**Exercise brief:** Repeat each entry exactly and drop the pictures.

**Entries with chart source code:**
============================================================

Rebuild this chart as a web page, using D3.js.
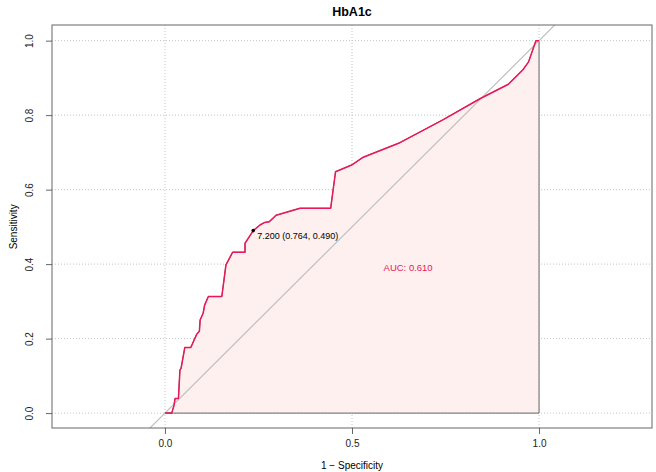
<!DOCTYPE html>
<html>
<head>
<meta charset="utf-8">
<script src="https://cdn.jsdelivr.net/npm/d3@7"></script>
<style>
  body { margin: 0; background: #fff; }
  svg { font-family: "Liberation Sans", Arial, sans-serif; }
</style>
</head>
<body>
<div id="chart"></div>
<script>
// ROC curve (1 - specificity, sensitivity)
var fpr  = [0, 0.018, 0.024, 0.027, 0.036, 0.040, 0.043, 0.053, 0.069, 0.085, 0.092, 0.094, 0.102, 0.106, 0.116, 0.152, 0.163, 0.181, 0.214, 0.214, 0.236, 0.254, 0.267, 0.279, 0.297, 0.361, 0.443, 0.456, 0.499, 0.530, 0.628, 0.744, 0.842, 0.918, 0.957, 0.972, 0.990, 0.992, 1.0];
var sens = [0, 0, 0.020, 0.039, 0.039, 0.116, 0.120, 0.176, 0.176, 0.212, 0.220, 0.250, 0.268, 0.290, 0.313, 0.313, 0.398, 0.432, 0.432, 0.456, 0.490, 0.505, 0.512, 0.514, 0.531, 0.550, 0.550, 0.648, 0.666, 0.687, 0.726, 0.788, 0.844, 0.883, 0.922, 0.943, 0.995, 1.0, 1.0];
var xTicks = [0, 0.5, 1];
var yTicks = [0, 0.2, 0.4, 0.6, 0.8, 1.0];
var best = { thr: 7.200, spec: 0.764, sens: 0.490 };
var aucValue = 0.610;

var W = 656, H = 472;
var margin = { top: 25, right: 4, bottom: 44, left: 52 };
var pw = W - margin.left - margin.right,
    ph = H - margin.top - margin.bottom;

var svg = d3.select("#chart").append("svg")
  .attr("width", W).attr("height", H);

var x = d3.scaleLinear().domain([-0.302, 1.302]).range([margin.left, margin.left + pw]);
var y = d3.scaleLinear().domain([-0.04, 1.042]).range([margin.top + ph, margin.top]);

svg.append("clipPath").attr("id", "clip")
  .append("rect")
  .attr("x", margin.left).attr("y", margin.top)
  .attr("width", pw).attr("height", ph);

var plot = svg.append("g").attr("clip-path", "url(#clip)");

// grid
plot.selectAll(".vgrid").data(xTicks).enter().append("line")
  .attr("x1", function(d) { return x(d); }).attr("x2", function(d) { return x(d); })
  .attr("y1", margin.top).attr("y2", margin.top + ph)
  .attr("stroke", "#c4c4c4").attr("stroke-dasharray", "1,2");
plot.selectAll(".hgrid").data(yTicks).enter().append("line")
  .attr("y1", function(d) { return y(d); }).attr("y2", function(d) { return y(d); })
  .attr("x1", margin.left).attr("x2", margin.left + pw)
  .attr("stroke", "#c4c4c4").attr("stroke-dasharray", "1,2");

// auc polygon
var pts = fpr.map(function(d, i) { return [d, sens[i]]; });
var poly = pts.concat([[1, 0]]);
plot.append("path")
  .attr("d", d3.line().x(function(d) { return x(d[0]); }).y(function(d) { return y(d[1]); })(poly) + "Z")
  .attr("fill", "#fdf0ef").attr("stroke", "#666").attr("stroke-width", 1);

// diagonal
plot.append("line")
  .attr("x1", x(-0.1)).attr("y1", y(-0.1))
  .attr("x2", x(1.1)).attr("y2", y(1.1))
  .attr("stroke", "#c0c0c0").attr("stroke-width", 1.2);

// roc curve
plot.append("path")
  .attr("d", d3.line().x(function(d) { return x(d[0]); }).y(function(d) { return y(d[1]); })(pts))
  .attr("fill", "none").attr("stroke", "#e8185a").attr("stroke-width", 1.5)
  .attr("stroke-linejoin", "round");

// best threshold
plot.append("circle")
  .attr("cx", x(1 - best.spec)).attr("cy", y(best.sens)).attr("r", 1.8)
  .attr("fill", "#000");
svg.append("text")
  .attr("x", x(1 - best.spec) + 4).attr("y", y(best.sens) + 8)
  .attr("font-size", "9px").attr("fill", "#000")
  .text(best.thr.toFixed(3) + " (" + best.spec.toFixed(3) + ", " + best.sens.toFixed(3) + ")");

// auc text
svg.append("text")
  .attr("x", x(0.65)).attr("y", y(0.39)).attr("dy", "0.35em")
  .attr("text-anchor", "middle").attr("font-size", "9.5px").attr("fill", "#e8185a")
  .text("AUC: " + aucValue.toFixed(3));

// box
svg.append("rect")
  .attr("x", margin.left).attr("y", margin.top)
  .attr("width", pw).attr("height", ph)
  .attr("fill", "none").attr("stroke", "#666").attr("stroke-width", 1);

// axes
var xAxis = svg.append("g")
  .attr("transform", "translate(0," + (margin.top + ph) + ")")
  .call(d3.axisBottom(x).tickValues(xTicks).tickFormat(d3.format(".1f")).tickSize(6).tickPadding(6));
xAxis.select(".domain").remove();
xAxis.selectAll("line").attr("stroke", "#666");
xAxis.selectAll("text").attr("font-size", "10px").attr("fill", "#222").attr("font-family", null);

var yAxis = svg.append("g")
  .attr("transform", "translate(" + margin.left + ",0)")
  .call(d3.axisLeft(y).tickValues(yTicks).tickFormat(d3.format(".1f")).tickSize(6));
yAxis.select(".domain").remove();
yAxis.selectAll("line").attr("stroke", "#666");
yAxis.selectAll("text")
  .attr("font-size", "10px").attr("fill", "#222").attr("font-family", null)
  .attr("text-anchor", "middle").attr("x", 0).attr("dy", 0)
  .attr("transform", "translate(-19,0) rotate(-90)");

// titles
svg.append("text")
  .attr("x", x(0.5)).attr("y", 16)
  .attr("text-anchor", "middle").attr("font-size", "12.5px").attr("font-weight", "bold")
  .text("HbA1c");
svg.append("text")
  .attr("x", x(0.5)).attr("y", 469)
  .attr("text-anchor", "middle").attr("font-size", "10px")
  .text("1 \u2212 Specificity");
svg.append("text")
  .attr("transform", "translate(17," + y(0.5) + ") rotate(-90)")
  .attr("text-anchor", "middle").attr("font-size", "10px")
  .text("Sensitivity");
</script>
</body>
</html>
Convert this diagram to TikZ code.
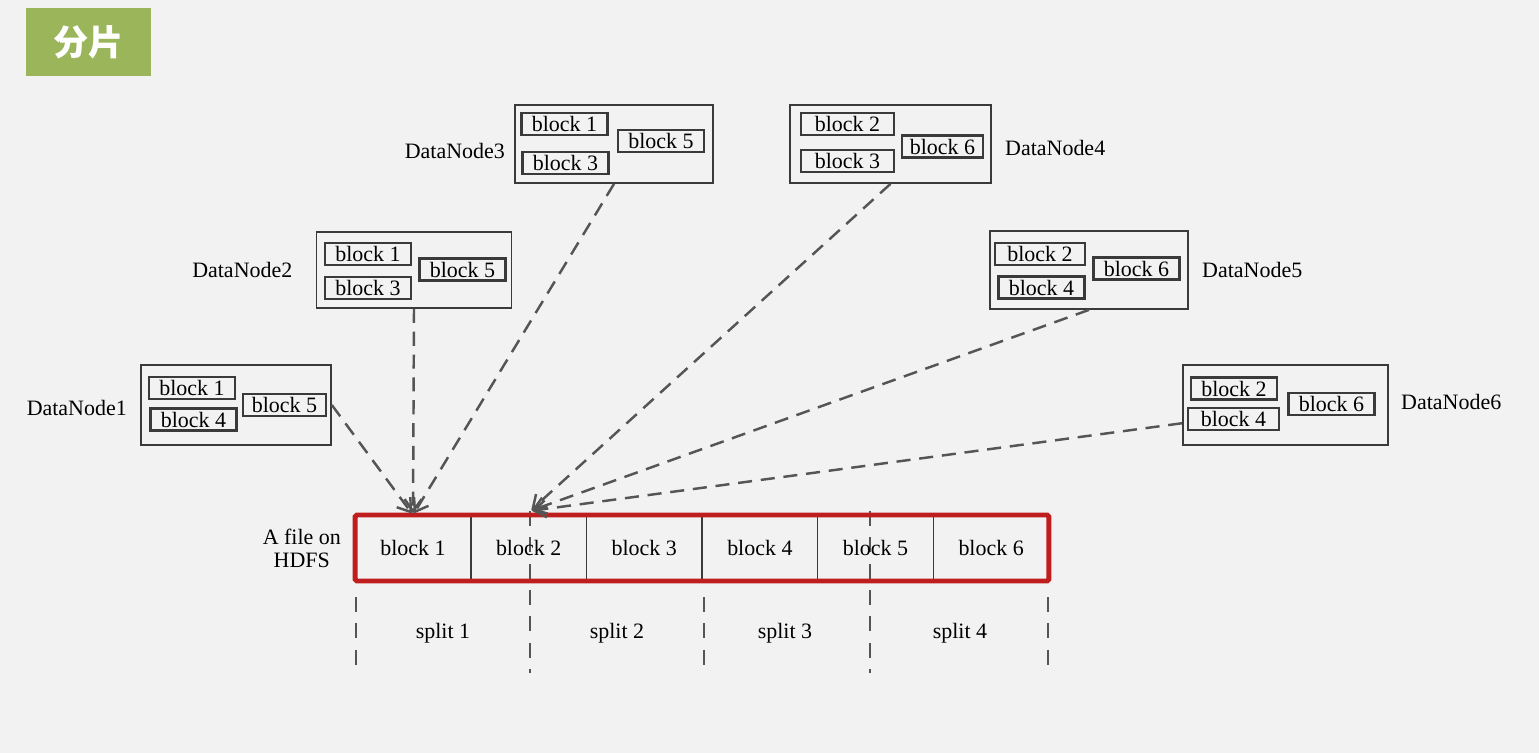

============================================================

**Written reply:**
Rebuild this chart as a web page, using D3.js.
<!DOCTYPE html>
<html>
<head>
<meta charset="utf-8">
<script src="https://cdn.jsdelivr.net/npm/d3@7"></script>
<style>
  body { margin: 0; background: #fff; }
  svg { font-family: "Liberation Sans", Arial, sans-serif; }
</style>
</head>
<body>
<div id="chart"></div>
<script>
// ROC curve (1 - specificity, sensitivity)
var fpr  = [0, 0.018, 0.024, 0.027, 0.036, 0.040, 0.043, 0.053, 0.069, 0.085, 0.092, 0.094, 0.102, 0.106, 0.116, 0.152, 0.163, 0.181, 0.214, 0.214, 0.236, 0.254, 0.267, 0.279, 0.297, 0.361, 0.443, 0.456, 0.499, 0.530, 0.628, 0.744, 0.842, 0.918, 0.957, 0.972, 0.990, 0.992, 1.0];
var sens = [0, 0, 0.020, 0.039, 0.039, 0.116, 0.120, 0.176, 0.176, 0.212, 0.220, 0.250, 0.268, 0.290, 0.313, 0.313, 0.398, 0.432, 0.432, 0.456, 0.490, 0.505, 0.512, 0.514, 0.531, 0.550, 0.550, 0.648, 0.666, 0.687, 0.726, 0.788, 0.844, 0.883, 0.922, 0.943, 0.995, 1.0, 1.0];
var xTicks = [0, 0.5, 1];
var yTicks = [0, 0.2, 0.4, 0.6, 0.8, 1.0];
var best = { thr: 7.200, spec: 0.764, sens: 0.490 };
var aucValue = 0.610;

var W = 656, H = 472;
var margin = { top: 25, right: 4, bottom: 44, left: 52 };
var pw = W - margin.left - margin.right,
    ph = H - margin.top - margin.bottom;

var svg = d3.select("#chart").append("svg")
  .attr("width", W).attr("height", H);

var x = d3.scaleLinear().domain([-0.302, 1.302]).range([margin.left, margin.left + pw]);
var y = d3.scaleLinear().domain([-0.04, 1.042]).range([margin.top + ph, margin.top]);

svg.append("clipPath").attr("id", "clip")
  .append("rect")
  .attr("x", margin.left).attr("y", margin.top)
  .attr("width", pw).attr("height", ph);

var plot = svg.append("g").attr("clip-path", "url(#clip)");

// grid
plot.selectAll(".vgrid").data(xTicks).enter().append("line")
  .attr("x1", function(d) { return x(d); }).attr("x2", function(d) { return x(d); })
  .attr("y1", margin.top).attr("y2", margin.top + ph)
  .attr("stroke", "#c4c4c4").attr("stroke-dasharray", "1,2");
plot.selectAll(".hgrid").data(yTicks).enter().append("line")
  .attr("y1", function(d) { return y(d); }).attr("y2", function(d) { return y(d); })
  .attr("x1", margin.left).attr("x2", margin.left + pw)
  .attr("stroke", "#c4c4c4").attr("stroke-dasharray", "1,2");

// auc polygon
var pts = fpr.map(function(d, i) { return [d, sens[i]]; });
var poly = pts.concat([[1, 0]]);
plot.append("path")
  .attr("d", d3.line().x(function(d) { return x(d[0]); }).y(function(d) { return y(d[1]); })(poly) + "Z")
  .attr("fill", "#fdf0ef").attr("stroke", "#666").attr("stroke-width", 1);

// diagonal
plot.append("line")
  .attr("x1", x(-0.1)).attr("y1", y(-0.1))
  .attr("x2", x(1.1)).attr("y2", y(1.1))
  .attr("stroke", "#c0c0c0").attr("stroke-width", 1.2);

// roc curve
plot.append("path")
  .attr("d", d3.line().x(function(d) { return x(d[0]); }).y(function(d) { return y(d[1]); })(pts))
  .attr("fill", "none").attr("stroke", "#e8185a").attr("stroke-width", 1.5)
  .attr("stroke-linejoin", "round");

// best threshold
plot.append("circle")
  .attr("cx", x(1 - best.spec)).attr("cy", y(best.sens)).attr("r", 1.8)
  .attr("fill", "#000");
svg.append("text")
  .attr("x", x(1 - best.spec) + 4).attr("y", y(best.sens) + 8)
  .attr("font-size", "9px").attr("fill", "#000")
  .text(best.thr.toFixed(3) + " (" + best.spec.toFixed(3) + ", " + best.sens.toFixed(3) + ")");

// auc text
svg.append("text")
  .attr("x", x(0.65)).attr("y", y(0.39)).attr("dy", "0.35em")
  .attr("text-anchor", "middle").attr("font-size", "9.5px").attr("fill", "#e8185a")
  .text("AUC: " + aucValue.toFixed(3));

// box
svg.append("rect")
  .attr("x", margin.left).attr("y", margin.top)
  .attr("width", pw).attr("height", ph)
  .attr("fill", "none").attr("stroke", "#666").attr("stroke-width", 1);

// axes
var xAxis = svg.append("g")
  .attr("transform", "translate(0," + (margin.top + ph) + ")")
  .call(d3.axisBottom(x).tickValues(xTicks).tickFormat(d3.format(".1f")).tickSize(6).tickPadding(6));
xAxis.select(".domain").remove();
xAxis.selectAll("line").attr("stroke", "#666");
xAxis.selectAll("text").attr("font-size", "10px").attr("fill", "#222").attr("font-family", null);

var yAxis = svg.append("g")
  .attr("transform", "translate(" + margin.left + ",0)")
  .call(d3.axisLeft(y).tickValues(yTicks).tickFormat(d3.format(".1f")).tickSize(6));
yAxis.select(".domain").remove();
yAxis.selectAll("line").attr("stroke", "#666");
yAxis.selectAll("text")
  .attr("font-size", "10px").attr("fill", "#222").attr("font-family", null)
  .attr("text-anchor", "middle").attr("x", 0).attr("dy", 0)
  .attr("transform", "translate(-19,0) rotate(-90)");

// titles
svg.append("text")
  .attr("x", x(0.5)).attr("y", 16)
  .attr("text-anchor", "middle").attr("font-size", "12.5px").attr("font-weight", "bold")
  .text("HbA1c");
svg.append("text")
  .attr("x", x(0.5)).attr("y", 469)
  .attr("text-anchor", "middle").attr("font-size", "10px")
  .text("1 \u2212 Specificity");
svg.append("text")
  .attr("transform", "translate(17," + y(0.5) + ") rotate(-90)")
  .attr("text-anchor", "middle").attr("font-size", "10px")
  .text("Sensitivity");
</script>
</body>
</html>
Convert this diagram to TikZ code.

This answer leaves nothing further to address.